Sin embargo, en aquellos tiempos donde la humanidad aceleraba sus pasos al abismo de la mano de la «diosa razón», los leprosos eran abandonados en lo que sería el preludio de los campos de concentración de Hitler, Stalin y las dictaduras latinoamericanas.
Sólo unos pocos hombres (en su mayoría, no científicos) entendieron el camino del amor para con los hermanos enfermos. Y quizás quien más se ha destacado más en este aspecto haya sido el Padre Damián de Molokai, «el leproso voluntario».
Nacido como José de Veuster, vio por primera vez la luz en enero de 1840 en Tremeloo, un área rural de Bélgica, donde desde niño desempeñó tareas en el campo junto a su familia. Allí adquirió conocimientos en el labrado de la tierra y en la construcción de viviendas. Era destacable su capacidad física: entre otras anécdotas, se recuerda que fue embestido por una carroza con caballos sin sufrir siquiera un rasguño.

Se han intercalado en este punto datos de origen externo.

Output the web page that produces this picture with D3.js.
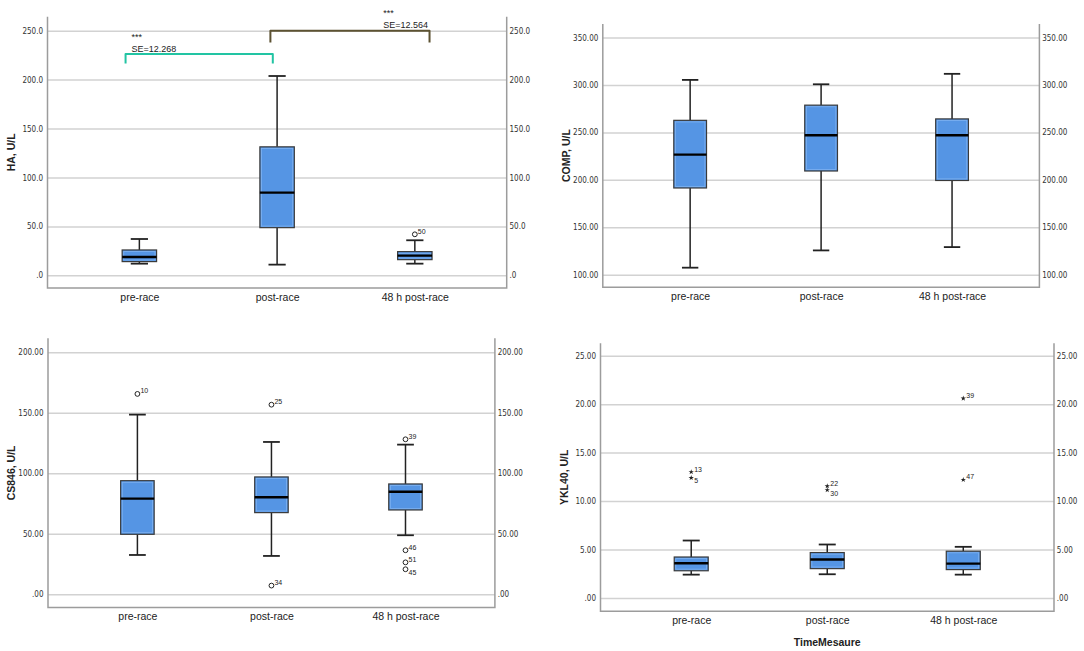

Alcanzados los 18 años, fue enviado a Bruselas para completar sus estudios, optando 2 años después por la vocación religiosa en la Comunidad de los Sagrados Corazones. Desde un principio, solicitó la posibilidad de misionar, gracia concedida por su devoción al santo jesuita San Francisco Javier ya que, por enfermedad de un compañero, fue a él a quien enviaron con destino misionero a Polinesia.
El padre Damián en su juventud
A los 23 años fue embarcado hacia las Islas Hawai; aún en tiempos de su formación sacerdotal, le predijo al capitán del barco, confeso apóstata, que algún día lo confesaría para absolverlo de sus pecados.
Ya en territorio hawaiano, fue ordenado sacerdote, en un área repartida entre protestantes y pobladores que practicaban cultos animistas locales. Construyó la primera capilla con techo de paja y catequizó a la mayoría de los habitantes, echando por tierra gran parte de los ritos paganos.
Estando allí tomó conocimiento de la existencia de la isla de Molokai, convertida en leprosario forzoso, donde eran «exiliados» los aquejados por la enfermedad. Esta comunidad obligada era además flagelada por el alcoholismo y la proliferación incesante de supersticiones variadas.
El padre Damián logró la autorización del Obispado para emigrar a Molokai, permiso obtenido en 1873. Se conserva de ese entonces su sentencia más famosa: «Sé que voy a un perpetuo destierro, y que tarde o temprano me contagiaré de la lepra. Pero ningún sacrificio es demasiado grande si se hace por Cristo».
El padre llegó a la isla, donde ni siquiera tenía techo para cobijarse, a consolar a los moribundos y a crear espacios de vida para los demás enfermos. Se recuerda que no sólo logró crear fuentes de trabajo en la propia isla, sino que formó una banda de música que él mismo integraba, al margen de obtener por carta numerosas donaciones del extranjero para mejorar la calidad de vida de sus leprosos.
Se sabe que, merced a lo aprendido en su niñez, reconstruía las casas dañadas por los frecuentes tifones y era capaz de construir los ataúdes de los fallecidos y de cavar las tumbas para ellos.
Pese a todo, las creencias contemporáneas atribuían a la lepra una alta contagiosidad, y el gobierno terminó prohibiéndole al padre Damián salir de Molokai. Lo cierto es que él mismo resultó víctima de la enfermedad que, de acuerdo con los relatos de la época, fue en su caso particular muy virulenta.
El padre Damián, víctima de la lepra
En sus últimos días, el padre vio cumplida aquella profecía de sus tiempos de seminarista, ya que ancló en Molokai el barco que lo había traído de Bélgica con el capitán dispuesto a confesarse. Así ocurrió, logrando que el marino iniciara el camino de su conversión.
Finalmente, el 15 de abril de 1889, con sólo 49 años de vida, el Apóstol de los Leprosos partió a la Casa del Padre. En 1994 otro verdadero santo contemporáneo, el Papa Juan Pablo II, después de haber comprobado milagros obtenidos por la intercesión del padre Damián, lo declaró beato y patrono de los que trabajan con los enfermos de lepra.
Beato Damián de Molokai, ruega por nosotros.